Last night, Chris Dodd (who is managing the Wall Street reform bill), introduced an amendment to gut the derivatives regulation that is at the heart of the bill. The original derivatives language had been written by Agriculture Chair Blanche Lincoln. It was pretty strong, as it required the biggest banks to sell off their derivatives departments. Dodd's proposal would delay implementation of Lincoln's language by two years, and probably forever, by requiring a series of studies led by people opposed to those portions of the bill (such as leading Obama administration figures).
Dodd had planned this course of action all along, but had waited on doing so to prevent embarrassing Blanche Lincoln, who faced a left-wing primary challenge from Bill Halter. If Democrats were to strip Lincoln's populist legislation from Wall Street reform, it would cause her real trouble, as Halter is challenging her from a populist and progressive angle.
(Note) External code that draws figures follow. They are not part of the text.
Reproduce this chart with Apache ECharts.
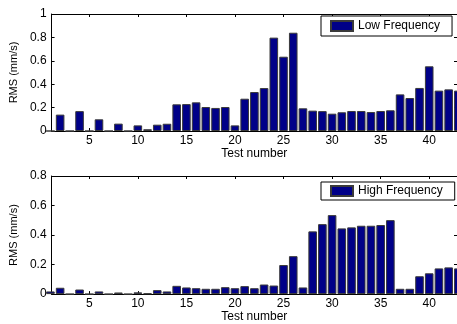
<!DOCTYPE html>
<html>
<head>
<meta charset="utf-8">
<script src="https://cdn.jsdelivr.net/npm/echarts@6/dist/echarts.min.js"></script>
<style>
  html, body { margin: 0; padding: 0; background: #fff; }
  #chart { width: 457px; height: 324px; }
</style>
</head>
<body>
<div id="chart"></div>
<script>
// test numbers on the x axis
const testNumbers = [1, 2, 3, 4, 5, 6, 7, 8, 9, 10, 11, 12, 13, 14, 15, 16, 17, 18, 19, 20, 21,
  22, 23, 24, 25, 26, 27, 28, 29, 30, 31, 32, 33, 34, 35, 36, 37, 38, 39, 40, 41, 42, 43];
// RMS (mm/s), low frequency band
const lowFreq = [0, 0.14, 0, 0.17, 0, 0.10, 0, 0.063, 0, 0.048, 0.015, 0.054, 0.062, 0.228,
  0.23, 0.245, 0.205, 0.197, 0.205, 0.048, 0.276, 0.333, 0.367, 0.798, 0.635, 0.84, 0.194,
  0.174, 0.17, 0.148, 0.16, 0.171, 0.171, 0.162, 0.171, 0.177, 0.313, 0.282, 0.368, 0.553,
  0.345, 0.356, 0.345];
// RMS (mm/s), high frequency band
const highFreq = [0.018, 0.043, 0, 0.031, 0, 0.018, 0, 0.011, 0, 0.012, 0.005, 0.027, 0.018,
  0.056, 0.045, 0.04, 0.036, 0.036, 0.047, 0.04, 0.054, 0.04, 0.065, 0.058, 0.197, 0.257,
  0.045, 0.425, 0.474, 0.535, 0.445, 0.452, 0.463, 0.463, 0.468, 0.501, 0.036, 0.036, 0.121,
  0.141, 0.174, 0.181, 0.174];
const xTicks = [5, 10, 15, 20, 25, 30, 35, 40];

const font = 'Liberation Sans, Arial, Helvetica, sans-serif';
const barColor = '#000088';

function pairs(vals) {
  return testNumbers.map(function (x, i) { return [x, vals[i]]; });
}

function xAxisFor(gridIndex, bottom) {
  return {
    type: 'value',
    gridIndex: gridIndex,
    position: bottom ? 'bottom' : 'top',
    min: 1.12,
    max: 42.86,
    name: bottom ? 'Test number' : '',
    nameLocation: 'middle',
    nameGap: 16,
    nameTextStyle: { color: '#000', fontFamily: font, fontSize: 12 },
    splitLine: { show: false },
    axisLine: { show: true, onZero: false, lineStyle: { color: '#000', width: 1 } },
    axisTick: { show: true, inside: true, length: 3, customValues: xTicks, lineStyle: { color: '#000' } },
    axisLabel: { show: bottom, customValues: xTicks, margin: 4, color: '#000', fontFamily: font, fontSize: 12 }
  };
}

function yAxisFor(gridIndex, max, left) {
  return {
    type: 'value',
    gridIndex: gridIndex,
    position: left ? 'left' : 'right',
    min: 0,
    max: max,
    interval: 0.2,
    name: left ? 'RMS (mm/s)' : '',
    nameLocation: 'middle',
    nameGap: 28,
    nameTextStyle: { color: '#000', fontFamily: font, fontSize: 11 },
    splitLine: { show: false },
    axisLine: { show: true, onZero: false, lineStyle: { color: '#000', width: 1 } },
    axisTick: { show: true, inside: true, length: 3, lineStyle: { color: '#000' } },
    axisLabel: { show: left, margin: 5, color: '#000', fontFamily: font, fontSize: 12 }
  };
}

function legendFor(name, top, padV) {
  return {
    data: [name],
    left: 321,
    top: top,
    orient: 'horizontal',
    icon: 'rect',
    itemWidth: 22,
    itemHeight: 10,
    padding: [padV, 12, padV, 9],
    backgroundColor: '#fff',
    borderColor: '#000',
    borderWidth: 1,
    borderRadius: 0,
    selectedMode: false,
    textStyle: { color: '#000', fontFamily: font, fontSize: 12 }
  };
}

function barSeries(name, vals, idx) {
  return {
    name: name,
    type: 'bar',
    xAxisIndex: idx * 2,
    yAxisIndex: idx * 2,
    data: pairs(vals),
    barWidth: 8.6,
    clip: true,
    animation: false,
    itemStyle: { color: barColor, borderColor: '#3a3a3a', borderWidth: 1 }
  };
}

const chart = echarts.init(document.getElementById('chart'));
chart.setOption({
  backgroundColor: '#fff',
  animation: false,
  textStyle: { fontFamily: font },
  grid: [
    { left: 48, top: 14, right: -1, height: 117 },
    { left: 48, top: 176, right: -1, height: 119 }
  ],
  legend: [legendFor('Low Frequency', 16, 4), legendFor('High Frequency', 182, 3)],
  xAxis: [xAxisFor(0, true), xAxisFor(0, false), xAxisFor(1, true), xAxisFor(1, false)],
  yAxis: [yAxisFor(0, 1, true), yAxisFor(0, 1, false), yAxisFor(1, 0.8, true), yAxisFor(1, 0.8, false)],
  series: [barSeries('Low Frequency', lowFreq, 0), barSeries('High Frequency', highFreq, 1)]
});
</script>
</body>
</html>
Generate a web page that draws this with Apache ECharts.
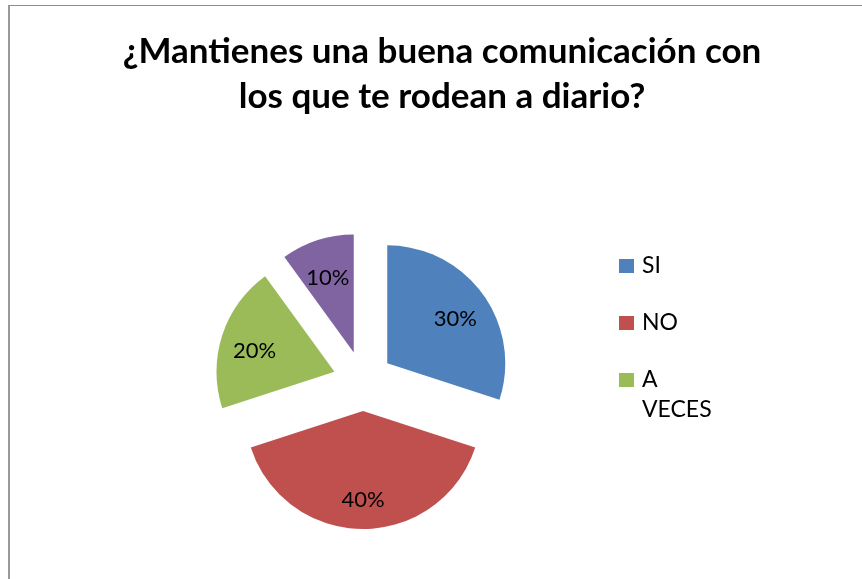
<!DOCTYPE html>
<html>
<head>
<meta charset="utf-8">
<script src="https://cdn.jsdelivr.net/npm/echarts@6/dist/echarts.min.js"></script>
<style>
  body { margin: 0; background: #fff; }
  #frame {
    position: absolute; left: 8px; top: 5px; width: 900px; height: 600px;
    border-left: 2px solid #9a9a9a; border-top: 1px solid #8c8c8c;
  }
  #chart { position: absolute; left: 0; top: 0; width: 862px; height: 579px; }
</style>
</head>
<body>
<div id="frame"></div>
<div id="chart"></div>
<script>
// datos del grafico
var titleText = "¿Mantienes una buena comunicación con\nlos que te rodean a diario?";
var categories = ["SI", "NO", "A VECES", ""];
var values = [30, 40, 20, 10];
var legendNames = ["SI", "NO", "A VECES"];
var colors = ["#4F81BD", "#C0504D", "#9BBB59", "#8064A2"];

var myChart = echarts.init(document.getElementById("chart"));

var pieData = categories.map(function (name, i) {
  return { name: name, value: values[i], selected: true };
});

function legendItem(name, top) {
  return {
    data: [name],
    left: 619,
    top: top,
    padding: 0,
    orient: "vertical",
    itemWidth: 15,
    itemHeight: 14,
    icon: "rect",
    selectedMode: false,
    // "A VECES" va en dos lineas, con el cuadro alineado a la primera
    formatter: function (n) {
      return n === "A VECES" ? "\nA\nVECES" : n;
    },
    textStyle: {
      fontFamily: "Lato",
      fontSize: 23,
      color: "#000",
      lineHeight: 30,
      padding: [0, 0, 0, 3],
    },
  };
}

var option = {
  backgroundColor: "rgba(0,0,0,0)",
  animation: false,
  title: {
    text: titleText,
    left: 442,
    top: 29,
    padding: 0,
    textAlign: "center",
    textStyle: {
      fontFamily: "Lato",
      fontWeight: "bold",
      fontSize: 35,
      lineHeight: 45,
      color: "#000",
    },
  },
  legend: [
    legendItem(legendNames[0], 251),
    legendItem(legendNames[1], 308),
    legendItem(legendNames[2], 335),
  ],
  series: [
    {
      name: "pie",
      type: "pie",
      center: [363, 381],
      radius: [0, 118],
      startAngle: 90,
      clockwise: true,
      selectedMode: "multiple",
      selectedOffset: 30,
      color: colors,
      label: { show: false },
      labelLine: { show: false },
      emphasis: { disabled: true },
      data: pieData,
    },
    {
      // capa transparente solo para colocar las etiquetas
      name: "labels",
      type: "pie",
      center: [363, 381],
      radius: [44, 118],
      startAngle: 90,
      clockwise: true,
      selectedMode: "multiple",
      selectedOffset: 30,
      silent: true,
      itemStyle: { color: "transparent" },
      label: {
        show: true,
        position: "inside",
        formatter: "{c}%",
        fontFamily: "Lato",
        fontSize: 22,
        color: "#000",
      },
      labelLayout: { dy: 5 },
      labelLine: { show: false },
      emphasis: { disabled: true },
      data: pieData,
    },
  ],
};
myChart.setOption(option);
</script>
</body>
</html>
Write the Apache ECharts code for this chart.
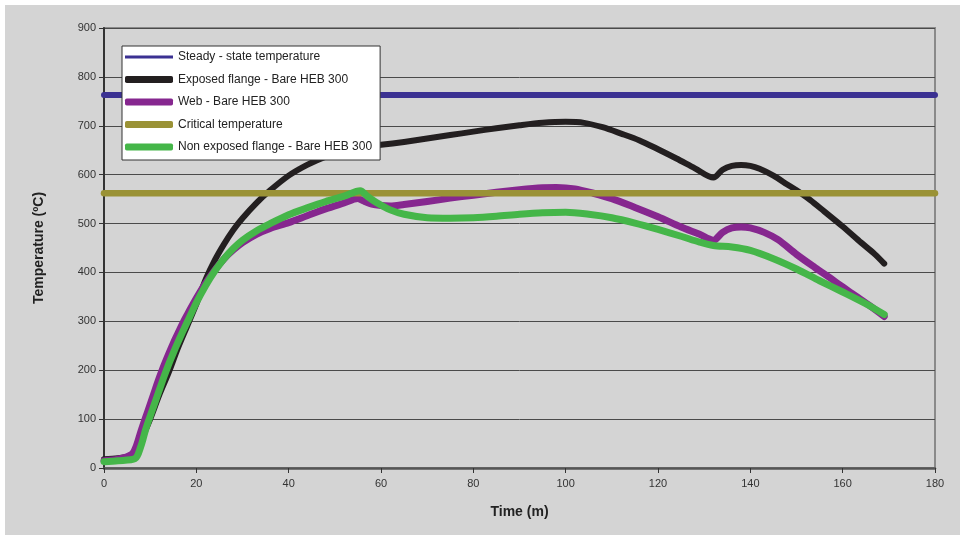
<!DOCTYPE html>
<html>
<head>
<meta charset="utf-8">
<script src="https://cdn.jsdelivr.net/npm/echarts@6/dist/echarts.min.js"></script>
<style>
  html, body { margin: 0; padding: 0; background: #ffffff; }
  #chart { width: 965px; height: 540px; }
</style>
</head>
<body>
<div id="chart"></div>
<script>
// Temperature evolution of a bare HEB 300 section (time in minutes, temperature in ºC)
const seriesNames = [
  'Steady - state temperature',
  'Exposed flange - Bare HEB 300',
  'Web - Bare HEB 300',
  'Critical temperature',
  'Non exposed flange - Bare HEB 300'
];

const steadyStateTemp = 763;
const criticalTemp = 562;
const constantSpan = [0, 180];

const timeExposed = [0, 3, 6, 7, 8, 10, 12, 14, 16, 18, 20, 22, 24, 26, 28, 30, 33, 36, 40, 44, 48, 52, 56, 60, 65, 70, 75, 80, 85, 90, 95, 100, 104, 108, 112, 116, 120, 124, 128, 132, 134, 136, 138, 140, 142, 145, 148, 150, 153, 156, 160, 164, 167, 169];
const tempExposed = [18, 20, 25, 30, 55, 100, 150, 195, 245, 290, 335, 385, 425, 458, 487, 511, 542, 568, 598, 620, 637, 649, 656, 661, 667, 674, 681, 688, 695, 701, 706, 708, 706, 697, 684, 670, 652, 633, 613, 594, 610, 618, 620, 618, 612, 598, 580, 568, 548, 525, 494, 461, 437, 418];

const timeWeb = [0, 3, 6, 7, 8, 9, 10, 11, 12, 13, 14, 15, 16, 17, 18, 20, 22, 24, 26, 28, 30, 33, 36, 40, 44, 48, 52, 55, 56, 58, 60, 62, 65, 70, 75, 80, 85, 90, 95, 98, 102, 106, 110, 115, 120, 125, 129, 132, 134, 136, 138, 140, 143, 146, 150, 154, 158, 162, 166, 169];
const tempWeb = [15, 18, 28, 45, 75, 103, 130, 158, 185, 210, 233, 255, 275, 295, 313, 347, 378, 405, 428, 446, 461, 478, 490, 502, 516, 530, 542, 551, 547, 540, 537, 536, 539, 545, 552, 558, 564, 569, 573, 574, 571, 562, 551, 533, 514, 493, 478, 466, 482, 491, 493, 491, 482, 467, 437, 410, 384, 357, 331, 310];

const timeNonExposed = [0, 3, 6.7, 8, 9, 10, 11, 12, 13, 14, 15, 16, 17, 18, 20, 22, 24, 26, 28, 30, 33, 36, 40, 44, 48, 52, 55.5, 57, 59, 62, 65, 70, 75, 80, 85, 90, 95, 100, 105, 110, 115, 120, 125, 129, 132, 136, 140, 145, 150, 155, 160, 165, 169];
const tempNonExposed = [13, 15, 19, 45, 78, 106, 133, 160, 187, 212, 235, 257, 278, 298, 338, 373, 403, 428, 449, 466, 485, 500, 518, 532, 545, 556, 567, 556, 543, 528, 519, 512, 511, 512, 515, 519, 522, 523, 519, 512, 501, 488, 474, 462, 455, 452, 445, 428, 407, 383, 360, 336, 314];

const xTicks = { min: 0, max: 180, interval: 20 };
const yTicks = { min: 0, max: 900, interval: 100 };

const pairs = (xs, ys) => xs.map((x, i) => [x, ys[i]]);
const flat = (v) => constantSpan.map((x) => [x, v]);

const FONT = '"Liberation Sans", Arial, sans-serif';
const BG = '#d4d4d4';

// Legend keys: thin bar for the steady-state line, thick rounded bars for the rest
const THIN_KEY = 'path://M0,0L48,0L48,3L0,3Z';
const legendItems = seriesNames.map((name, i) => ({
  name: name,
  icon: i === 0 ? THIN_KEY : 'roundRect'
}));

const chart = echarts.init(document.getElementById('chart'), null, { renderer: 'canvas' });

function lineSeries(name, data, color, width, extra) {
  return Object.assign({
    name: name,
    type: 'line',
    data: data,
    symbol: 'none',
    smooth: 0.3,
    lineStyle: { color: color, width: width, cap: 'round', join: 'round' },
    itemStyle: { color: color },
    emphasis: { disabled: true },
    animation: false
  }, extra || {});
}

chart.setOption({
  backgroundColor: '#ffffff',
  animation: false,
  graphic: [{
    type: 'rect',
    z: -100,
    silent: true,
    shape: { x: 5, y: 5, width: 955, height: 530 },
    style: { fill: BG }
  }],
  grid: {
    left: 104, right: 30, top: 28, bottom: 72,
    show: true,
    backgroundColor: BG,
    borderColor: '#8a8a8a',
    borderWidth: 2
  },
  legend: {
    orient: 'vertical',
    left: 122,
    top: 46,
    padding: [5, 8, 7, 3],
    itemWidth: 48,
    itemHeight: 7,
    itemGap: 10.5,
    symbolKeepAspect: true,
    backgroundColor: '#ffffff',
    borderColor: '#333333',
    borderWidth: 1,
    selectedMode: false,
    textStyle: { fontFamily: FONT, fontSize: 12, color: '#222222' },
    data: legendItems
  },
  xAxis: {
    type: 'value',
    min: xTicks.min, max: xTicks.max, interval: xTicks.interval,
    name: 'Time (m)',
    nameLocation: 'middle',
    nameGap: 37,
    nameTextStyle: { fontFamily: FONT, fontSize: 14, fontWeight: 'bold', color: '#222222' },
    axisLine: { show: true, onZero: false, lineStyle: { color: '#555555', width: 2.5 } },
    axisTick: { show: true, length: 5, lineStyle: { color: '#333333', width: 1 } },
    axisLabel: { fontFamily: FONT, fontSize: 11, color: '#333333', margin: 10 },
    splitLine: { show: false }
  },
  yAxis: {
    type: 'value',
    min: yTicks.min, max: yTicks.max, interval: yTicks.interval,
    name: 'Temperature (ºC)',
    nameLocation: 'middle',
    nameGap: 58,
    nameRotate: 90,
    nameTextStyle: { fontFamily: FONT, fontSize: 14, fontWeight: 'bold', color: '#222222' },
    axisLine: { show: true, lineStyle: { color: '#333333', width: 2 } },
    axisTick: { show: true, length: 5, lineStyle: { color: '#333333', width: 1 } },
    axisLabel: { fontFamily: FONT, fontSize: 11, color: '#333333', margin: 8 },
    splitLine: { show: true, lineStyle: { color: '#4a4a4a', width: 1 } }
  },
  series: [
    lineSeries(seriesNames[0], flat(steadyStateTemp), '#3b3192', 6, { smooth: false, clip: false }),
    lineSeries(seriesNames[1], pairs(timeExposed, tempExposed), '#231f20', 6),
    lineSeries(seriesNames[2], pairs(timeWeb, tempWeb), '#86278f', 7),
    lineSeries(seriesNames[3], flat(criticalTemp), '#9a9236', 6.5, { smooth: false, clip: false }),
    lineSeries(seriesNames[4], pairs(timeNonExposed, tempNonExposed), '#45b649', 7)
  ]
});
</script>
</body>
</html>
Lincoln can't afford to look ineffective, like a suck-up to Wall Street, or like someone who only wrote the legislation to get elected.
However, now that Bill Halter not only forced Lincoln into a June 8th runoff, but only polled 2% behind her overall, Lincoln is still in real danger of being defeated in the primary. As such, Dodd withdrew his proposal to gut derivatives regulations.
This is a remarkable example of both good timing, and bow primary campaigns are an effective means of changing Democratic behavior in Congress. Without the progressive pressure on Lincoln specifically, and on Senate Democrats more generally, the derivatives portion of the bill would already be gutted.
****
More developments as they come in. Everything is up in the air right now.